## THE TASK
Begin at the first line of the data and copy each line through the one containing "(795,0 |- ctx.south);", that line included, with no pictures.

======== RECORDED DATA

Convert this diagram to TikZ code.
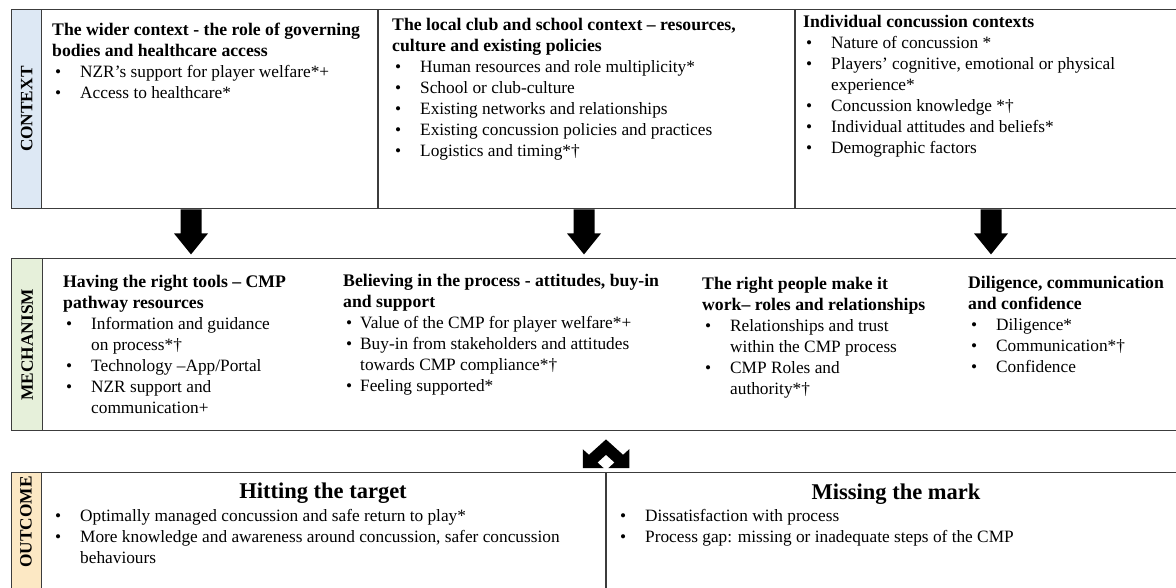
\documentclass[tikz,border=0pt]{standalone}
\usepackage{fontspec}
\setmainfont{Liberation Serif}
\definecolor{ctxblue}{HTML}{DDE8F4}
\definecolor{mechgreen}{HTML}{E6F0DA}
\definecolor{outpeach}{HTML}{FCE8C4}
\definecolor{linegray}{HTML}{3C3C3C}
\newcommand\blk{\fontsize{17.3}{21}\selectfont}
\newcommand\bl[2][28pt]{\makebox[#1][l]{\hspace{3pt}\textbullet}#2}
\newcommand\cl[2][28pt]{\hspace*{#1}#2}
\newcommand\hd[1]{{\fontsize{17.7}{21}\selectfont\bfseries #1}}
\newcommand\rows[1]{\begin{tabular}[t]{@{}l@{}}#1\end{tabular}}
\tikzset{
  frame/.style={draw=linegray, line width=1.4pt, anchor=north west, inner sep=0, minimum width=#1},
  blk/.style={anchor=base west, inner sep=0, font=\blk},
  lab/.style={rotate=90, font=\blk\bfseries, inner sep=0},
  ttl/.style={anchor=base, inner sep=0, font=\fontsize{22.5}{26}\selectfont\bfseries},
  divider/.style={draw=linegray, line width=1.4pt},
  downarr/.pic={\fill (-10.5,0) -- (10.5,0) -- (10.5,24) -- (17,24) -- (0,45) -- (-17,24) -- (-10.5,24) -- cycle;},
  chevron/.pic={\fill[xscale=1.55, yscale=1.4] (0,0) -- (11,11) -- (15,7) -- (15,20.5) -- (1.5,20.5) -- (5.5,16.5) -- (0,11) -- (-5.5,16.5) -- (-1.5,20.5) -- (-15,20.5) -- (-15,7) -- (-11,11) -- cycle;}
}
\begin{document}
\begin{tikzpicture}[x=1pt,y=-1pt]
\useasboundingbox (0,0) rectangle (1176,587);
\fill[white] (0,0) rectangle (1176,587);

% ---------- CONTEXT ----------
\node[frame=1175pt, minimum height=199pt] (ctx) at (11,9) {};
\node[frame=30pt, minimum height=199pt, fill=ctxblue] (ctxlab) at (11,9) {};
\node[lab] (ctxtxt) at (ctxlab.center) {CONTEXT};
\draw[divider] (378,0 |- ctx.north) -- (378,0 |- ctx.south);
\draw[divider] (795,0 |- ctx.north) -- (795,0 |- ctx.south);

\node[blk] (c1) at (52,35) {\rows{%
\hd{The wider context - the role of governing}\\
\hd{bodies and healthcare access}\\
\bl{NZR’s support for player welfare*+}\\
\bl{Access to healthcare*}}};

\node[blk] (c2) at (392,30) {\rows{%
\hd{The local club and school context – resources,}\\
\hd{culture and existing policies}\\
\bl{Human resources and role multiplicity*}\\
\bl{School or club-culture}\\
\bl{Existing networks and relationships}\\
\bl{Existing concussion policies and practices}\\
\bl{Logistics and timing*†}}};

\node[blk] (c3) at (803,27.5) {\rows{%
\hd{Individual concussion contexts}\\
\bl{Nature of concussion *}\\
\bl{Players’ cognitive, emotional or physical}\\
\cl{experience*}\\
\bl{Concussion knowledge *†}\\
\bl{Individual attitudes and beliefs*}\\
\bl{Demographic factors}}};

% ---------- arrows ----------
\pic at (191,0 |- ctx.south) {downarr};
\pic at (584,0 |- ctx.south) {downarr};
\pic at (991,0 |- ctx.south) {downarr};

% ---------- MECHANISM ----------
\node[frame=1175pt, minimum height=172pt] (mech) at (11,258) {};
\node[frame=31pt, minimum height=172pt, fill=mechgreen] (mechlab) at (11,258) {};
\node[lab] (mechtxt) at (mechlab.center) {MECHANISM};

\node[blk] (m1) at (63,287) {\rows{%
\hd{Having the right tools – CMP}\\
\hd{pathway resources}\\
\bl{Information and guidance}\\
\cl{on process*†}\\
\bl{Technology –App/Portal}\\
\bl{NZR support and}\\
\cl{communication+}}};

\node[blk] (m2) at (343,286) {\rows{%
\hd{Believing in the process - attitudes, buy-in}\\
\hd{and support}\\
\bl[17pt]{Value of the CMP for player welfare*+}\\
\bl[17pt]{Buy-in from stakeholders and attitudes}\\
\cl[17pt]{towards CMP compliance*†}\\
\bl[17pt]{Feeling supported*}}};

\node[blk] (m3) at (702,289) {\rows{%
\hd{The right people make it}\\
\hd{work– roles and relationships}\\
\bl{Relationships and trust}\\
\cl{within the CMP process}\\
\bl{CMP Roles and}\\
\cl{authority*†}}};

\node[blk] (m4) at (968,288) {\rows{%
\hd{Diligence, communication}\\
\hd{and confidence}\\
\bl{Diligence*}\\
\bl{Communication*†}\\
\bl{Confidence}}};

% ---------- chevron ----------
\coordinate (chev) at ([yshift=-8pt]606,0 |- mech.south);
\pic at (chev) {chevron};

% ---------- OUTCOME ----------
\node[frame=1175pt, minimum height=125pt] (out) at (11,472) {};
\node[frame=30pt, minimum height=125pt, fill=outpeach] (outlab) at (11,472) {};
\node[lab] (outtxt) at (26,522) {OUTCOME};
\draw[divider] (606,0 |- out.north) -- (606,0 |- out.south);

\node[ttl] (hit) at (323,498) {Hitting the target};
\node[blk] (o1) at (52,521) {\rows{%
\bl{Optimally managed concussion and safe return to play*}\\
\bl{More knowledge and awareness around concussion, safer concussion}\\
\cl{behaviours}}};

\node[ttl] (miss) at (896,499) {Missing the mark};
\node[blk] (o2) at (617,521) {\rows{%
\bl{Dissatisfaction with process}\\
\bl{Process gap: missing or inadequate steps of the CMP}}};
\end{tikzpicture}
\end{document}
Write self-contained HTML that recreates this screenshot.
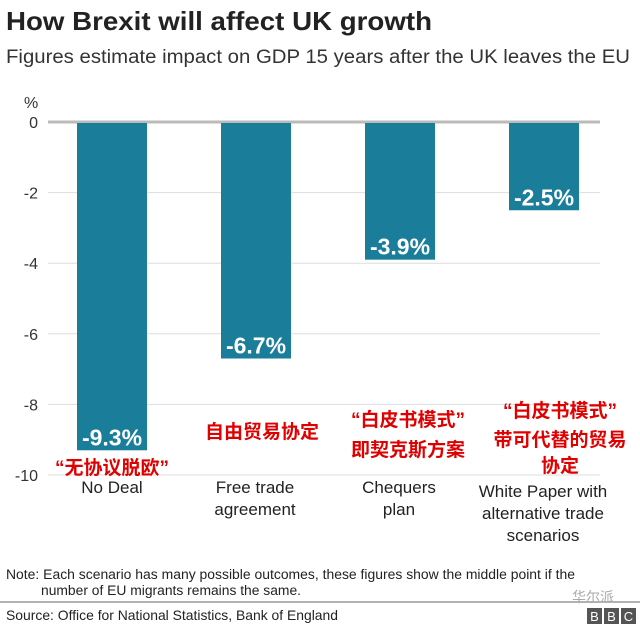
<!DOCTYPE html>
<html><head><meta charset="utf-8">
<style>
body{margin:0;background:#fff;width:640px;height:630px;overflow:hidden;font-family:"Liberation Sans","Noto Sans CJK SC",sans-serif;}
svg text{font-family:"Liberation Sans","Noto Sans CJK SC",sans-serif;}
</style></head>
<body>
<svg id="c" width="640" height="630">
<text x="6" y="30" font-size="26" font-weight="bold" fill="#222" textLength="426" lengthAdjust="spacingAndGlyphs">How Brexit will affect UK growth</text>
<text x="6" y="63" font-size="19" fill="#333" textLength="624" lengthAdjust="spacingAndGlyphs">Figures estimate impact on GDP 15 years after the UK leaves the EU</text>
<text x="24" y="108" font-size="16" fill="#333">%</text>
<g id="grid"></g>
<g id="bars"></g>
<g fill="#e00000" font-size="19" font-weight="bold">
<text x="112" y="474" text-anchor="middle">“无协议脱欧”</text>
<text x="262" y="438" text-anchor="middle">自由贸易协定</text>
<text x="408" y="426" text-anchor="middle">“白皮书模式”</text>
<text x="408" y="456" text-anchor="middle">即契克斯方案</text>
<text x="560" y="417" text-anchor="middle">“白皮书模式”</text>
<text x="560" y="446" text-anchor="middle">带可代替的贸易</text>
<text x="560" y="472" text-anchor="middle">协定</text>
</g>
<g font-size="17" fill="#222" text-anchor="middle">
<text x="112" y="493">No Deal</text>
<text x="255" y="493">Free trade</text>
<text x="255" y="515">agreement</text>
<text x="399" y="493">Chequers</text>
<text x="399" y="515">plan</text>
<text x="543" y="497">White Paper with</text>
<text x="543" y="519">alternative trade</text>
<text x="543" y="541">scenarios</text>
</g>
<text x="6" y="579" font-size="13.5" fill="#222" textLength="569" lengthAdjust="spacingAndGlyphs">Note: Each scenario has many possible outcomes, these figures show the middle point if the</text>
<text x="41" y="595" font-size="13.5" fill="#222" textLength="260" lengthAdjust="spacingAndGlyphs">number of EU migrants remains the same.</text>
<line x1="0" y1="602" x2="640" y2="602" stroke="#999" stroke-width="1.5"/>
<text x="6" y="620" font-size="14" fill="#222" textLength="332" lengthAdjust="spacingAndGlyphs">Source: Office for National Statistics, Bank of England</text>
<text x="572" y="602" font-size="14" fill="#aaa">华尔派</text>
<g>
<rect x="587" y="608" width="15" height="16" fill="#555"/><text x="594.5" y="621" font-size="13" fill="#fff" text-anchor="middle">B</text>
<rect x="604" y="608" width="15" height="16" fill="#555"/><text x="611.5" y="621" font-size="13" fill="#fff" text-anchor="middle">B</text>
<rect x="621" y="608" width="15" height="16" fill="#555"/><text x="628.5" y="621" font-size="13" fill="#fff" text-anchor="middle">C</text>
</g>
</svg>
<script>
const categories=["No Deal","Free trade agreement","Chequers plan","White Paper with alternative trade scenarios"];
const values=[-9.3,-6.7,-3.9,-2.5];
const valueLabels=["-9.3%","-6.7%","-3.9%","-2.5%"];
const ticks=[0,-2,-4,-6,-8,-10];
const NS="http://www.w3.org/2000/svg";
function y(v){return 122+(-v)*35.3;}
function xc(i){return 112+i*144;}
const grid=document.getElementById('grid'),bars=document.getElementById('bars');
ticks.forEach(t=>{
 const l=document.createElementNS(NS,'line');
 
 
 l.setAttribute('x1',48);l.setAttribute('x2',600);l.setAttribute('y1',y(t));l.setAttribute('y2',y(t));
 l.setAttribute('stroke',t===0?'#bbb':'#ddd');l.setAttribute('stroke-width',t===0?3:1);
 grid.appendChild(l);
 const tx=document.createElementNS(NS,'text');
 
 
 tx.setAttribute('x',38);tx.setAttribute('y',y(t)+6);tx.setAttribute('text-anchor','end');
 tx.setAttribute('font-size','16');tx.setAttribute('fill','#333');tx.textContent=t;
 grid.appendChild(tx);
});
values.forEach((v,i)=>{
 const r=document.createElementNS(NS,'rect');
 
 
 r.setAttribute('x',xc(i)-35);r.setAttribute('width',70);r.setAttribute('y',y(0)+1);
 r.setAttribute('height',y(v)-y(0)-1);r.setAttribute('fill','#1a7d9a');
 bars.appendChild(r);
 const t=document.createElementNS(NS,'text');
 
 
 t.setAttribute('x',xc(i));t.setAttribute('y',y(v)-5);t.setAttribute('text-anchor','middle');
 t.setAttribute('font-size','23');t.setAttribute('font-weight','bold');t.setAttribute('fill','#fff');
 t.textContent=valueLabels[i];
 bars.appendChild(t);
});
</script>
</body></html>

================

## REPLY
Convert this diagram to TikZ code.
\documentclass[tikz,border=0pt]{standalone}
\usepackage{fontspec}
\setmainfont{Liberation Serif}
\definecolor{ctxblue}{HTML}{DDE8F4}
\definecolor{mechgreen}{HTML}{E6F0DA}
\definecolor{outpeach}{HTML}{FCE8C4}
\definecolor{linegray}{HTML}{3C3C3C}
\newcommand\blk{\fontsize{17.3}{21}\selectfont}
\newcommand\bl[2][28pt]{\makebox[#1][l]{\hspace{3pt}\textbullet}#2}
\newcommand\cl[2][28pt]{\hspace*{#1}#2}
\newcommand\hd[1]{{\fontsize{17.7}{21}\selectfont\bfseries #1}}
\newcommand\rows[1]{\begin{tabular}[t]{@{}l@{}}#1\end{tabular}}
\tikzset{
  frame/.style={draw=linegray, line width=1.4pt, anchor=north west, inner sep=0, minimum width=#1},
  blk/.style={anchor=base west, inner sep=0, font=\blk},
  lab/.style={rotate=90, font=\blk\bfseries, inner sep=0},
  ttl/.style={anchor=base, inner sep=0, font=\fontsize{22.5}{26}\selectfont\bfseries},
  divider/.style={draw=linegray, line width=1.4pt},
  downarr/.pic={\fill (-10.5,0) -- (10.5,0) -- (10.5,24) -- (17,24) -- (0,45) -- (-17,24) -- (-10.5,24) -- cycle;},
  chevron/.pic={\fill[xscale=1.55, yscale=1.4] (0,0) -- (11,11) -- (15,7) -- (15,20.5) -- (1.5,20.5) -- (5.5,16.5) -- (0,11) -- (-5.5,16.5) -- (-1.5,20.5) -- (-15,20.5) -- (-15,7) -- (-11,11) -- cycle;}
}
\begin{document}
\begin{tikzpicture}[x=1pt,y=-1pt]
\useasboundingbox (0,0) rectangle (1176,587);
\fill[white] (0,0) rectangle (1176,587);

% ---------- CONTEXT ----------
\node[frame=1175pt, minimum height=199pt] (ctx) at (11,9) {};
\node[frame=30pt, minimum height=199pt, fill=ctxblue] (ctxlab) at (11,9) {};
\node[lab] (ctxtxt) at (ctxlab.center) {CONTEXT};
\draw[divider] (378,0 |- ctx.north) -- (378,0 |- ctx.south);
\draw[divider] (795,0 |- ctx.north) -- (795,0 |- ctx.south);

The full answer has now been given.